The Grand Old Man

Poker history is well documented and many of the stories were passed down by word of mouth until somebody put them into writing. Many of the people that have started to play poker in the last ten years have never been exposed to the history of poker. Johnny Moss was the Grand Old Man of poker and many thought of him as the best all-around poker player that ever lived. I would probably give the honor to Stu Ungar but the list of contenders is very short and Johnny is at the top of that list.

Gabe Kaplan, Bobby Baldwin, Stu Ungar, Unknown, Amarillo Slim, Johnny Moss in 1980.

Johnny Moss was the mentor of poker legend Doyle Brunson. Johnny was a Texas road gambler who was born in 1907 and was quite a bit older than all of the poker old-timers who date back to the inaugural World Series of Poker in 1970. Over sixty years old when that inaugural gathering took place he was clearly the best of the eight players and they voted him the overall champion. Many people feel this first main event championship does not carry the same weight as all the others because it was not conducted in the freeze-out fashion that was adopted the following year and has been the model for poker tournaments ever since. I would say that is does and it should be looked upon with high regard.

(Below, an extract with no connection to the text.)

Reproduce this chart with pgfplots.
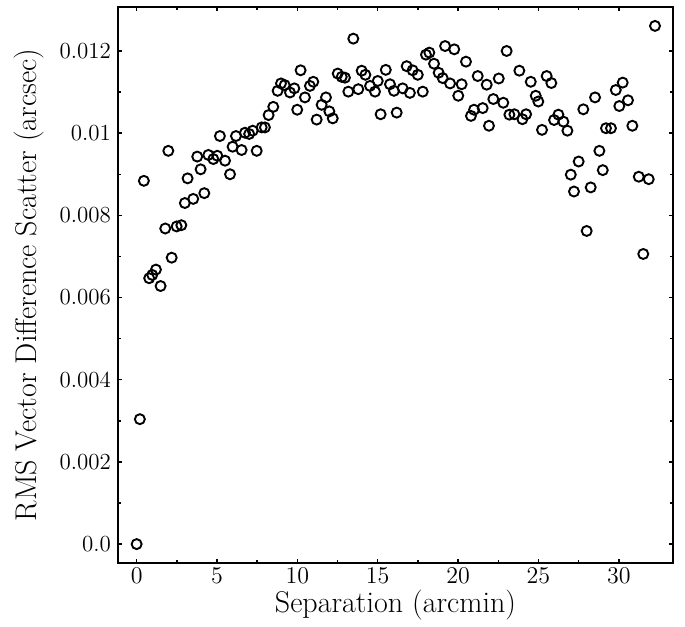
\documentclass[border=0pt]{standalone}
\usepackage{pgfplots}
\pgfplotsset{compat=1.18}
\begin{document}
\begin{tikzpicture}
\begin{axis}[
  scale only axis,
  width=277.5pt, height=278pt,
  xmin=-1.16, xmax=33.37,
  ymin=-0.00046, ymax=0.01307,
  axis line style={line width=1.05pt},
  tick pos=both, tick align=inside,
  major tick length=2.2pt, minor tick length=1.3pt,
  every tick/.style={line width=0.7pt, black},
  xtick={0,5,10,15,20,25,30},
  minor x tick num=1,
  ytick={0,0.002,0.004,0.006,0.008,0.010,0.012},
  yticklabels={0.0,0.002,0.004,0.006,0.008,0.01,0.012},
  minor y tick num=1,
  scaled y ticks=false,
  tick label style={font=\fontsize{11.5}{13}\selectfont},
  xticklabel style={yshift=1pt},
  label style={font=\fontsize{15}{18}\selectfont},
  xlabel={Separation (arcmin)},
  ylabel={RMS Vector Difference Scatter (arcsec)},
  xlabel style={yshift=3.5pt},
  ylabel style={yshift=1pt},
]
\addplot[only marks, mark=o, mark size=2.5pt, line width=0.95pt, black] coordinates {
(0,0) (0.2,0.00304) (0.45,0.00884) (0.78,0.00647) (0.97,0.00655) (1.20,0.00668)
(1.49,0.00628) (1.78,0.00768) (1.97,0.00957) (2.18,0.00697) (2.49,0.00773)
(2.78,0.00776) (3.00,0.00830) (3.17,0.00890) (3.52,0.00840) (3.77,0.00943)
(3.98,0.00912) (4.21,0.00854) (4.46,0.00947) (4.77,0.00937) (5.02,0.00945)
(5.18,0.00993) (5.50,0.00933) (5.81,0.00900) (5.97,0.00967) (6.18,0.00993)
(6.53,0.00959) (6.74,0.01001) (7.00,0.00998) (7.22,0.01006) (7.47,0.00957)
(7.78,0.01014) (7.98,0.01014) (8.21,0.01044) (8.50,0.01064) (8.77,0.01103)
(8.98,0.01121) (9.21,0.01117) (9.54,0.01099) (9.81,0.01109) (9.99,0.01057)
(10.20,0.01153) (10.47,0.01087) (10.78,0.01115) (10.99,0.01125) (11.20,0.01033)
(11.51,0.01069) (11.78,0.01087) (11.99,0.01053) (12.20,0.01036) (12.51,0.01145)
(12.76,0.01137) (12.96,0.01135) (13.17,0.01101) (13.48,0.01230) (13.79,0.01107)
(14.00,0.01152) (14.23,0.01142) (14.52,0.01115) (14.83,0.01101) (15.00,0.01127)
(15.18,0.01046) (15.50,0.01154) (15.76,0.01119) (16.01,0.01103) (16.18,0.01050)
(16.55,0.01109) (16.80,0.01163) (17.00,0.01098) (17.17,0.01153) (17.49,0.01142)
(17.80,0.01101) (18.00,0.01191) (18.21,0.01196) (18.50,0.01169) (18.79,0.01147)
(19.04,0.01134) (19.19,0.01212) (19.50,0.01121) (19.76,0.01204) (20.01,0.01091)
(20.22,0.01119) (20.49,0.01174) (20.80,0.01042) (20.99,0.01057) (21.22,0.01139)
(21.53,0.01061) (21.78,0.01118) (21.92,0.01018) (22.19,0.01083) (22.53,0.01133)
(22.81,0.01074) (23.02,0.01200) (23.19,0.01045) (23.50,0.01046) (23.81,0.01152)
(24.00,0.01034) (24.23,0.01046) (24.52,0.01125) (24.83,0.01091) (24.99,0.01077)
(25.22,0.01008) (25.51,0.01139) (25.80,0.01122) (25.97,0.01032) (26.24,0.01045)
(26.55,0.01028) (26.80,0.01006) (27.01,0.00899) (27.21,0.00858) (27.50,0.00931)
(27.79,0.01058) (28.00,0.00762) (28.25,0.00868) (28.52,0.01087) (28.79,0.00957)
(29.00,0.00910) (29.20,0.01012) (29.51,0.01012) (29.81,0.01105) (30.03,0.01066)
(30.24,0.01123) (30.57,0.01080) (30.84,0.01018) (31.24,0.00894) (31.52,0.00706)
(31.86,0.00888) (32.25,0.01261)
};
\end{axis}
\path (current axis.north east) -- ++(6pt,3.5pt);
\path (current axis.south west) -- ++(-59pt,0pt);
\end{tikzpicture}
\end{document}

Despite the World Series of Poker not beginning until after he was 60 years old Johnny Moss cashed 18 times at the World Series. Johnny won eight events in a time where there were far fewer events offered. The biggest cash at the WSOP was the 1974 main event which Johnny won in a winner takes all tournament at age 65. Yes the early events were winner take all. The sixteen players each put up $10,000 and Johnny took down the $160,000. The sixteen players in the field in the 1974 main event included just one amateur Roger Reid a Kansas City carnival owner who was the first player eliminated.

The list of players that have come from various sources of differing reliability includes: Roger Reid, Johnny Moss, Jimmy Casella, Puggy Pearson, Crandall Addington, Sailor Roberts, Amarillo Slim, Larry Perkins, Sid Wyman, Jesse Alto, Doyle Brunson, Bobby Hoff, Bill Boyd, Bob Hooks, and Jack Strauss. I am finding no recorded history of who the final player was in 1974. Was Roger Van Ausdall there again in 1974? Having played the two previous years he may have been there but I am finding no documentation.

Johnny, Puggy, Slim, Sailor Roberts, Doyle

Johnny passed away in December 1995 and unfortunately our poker paths barely crossed one another. I was young and I knew he was a legend. I knew he was but a shadow of his former self and I probably did not pay the man the respect he deserved. I remember the issue of Card Player with him on the cover after he had passed.

Johnny played in every World Series from 1970 until 1995 when he finally passed away at age 88. Johnny won his last bracelet in 1988 as an 80-year old young man. He had three final table appearances in 1990 and had his final cash in 1992. He was by no means washed up as a poker player at age 80 even though his eyesight was pretty bad.

In 1979 when the Poker Hall of Fame was started Johnny Moss was one of the charter members. As I research the history and sift through what little is written about the history of poker I am finding myself more impressed with the Old Man. He deserves to sit in the hall and probably deserves to be at the head of the table. We talk regularly about the longevity of Doyle Brunson and yet I think we need to remember the man who came before him and mentored him.

There is quite a little build up and effort under way to discredit one of pokers great old stories. The story was told by Johnny Moss and it relates to the greatest poker game ever played. The five month long marathon between Johnny Moss and Nick the Greek. The game was set up in front of the window of the casino as a publicity stunt to draw customers. Johnny and Nick played for hours every day at the highest limits ever played. The game supposedly took place in 1949 and was downtown at Binion’s. The game was set up by Benny Binion himself at the behest of Nick the Greek. Nick was looking to play big and Benny called Johnny to play him. After five months Nick was down nearly four million and he stood up and uttered the most famous poker line ever, “Well Mr. Moss I am going to have to let you go”. There are no good documented records from the time and Binion’s did not even exist in 1949, but I say who cares? We have lived this long with the story why go and try to discredit these men after their deaths. Just let it be.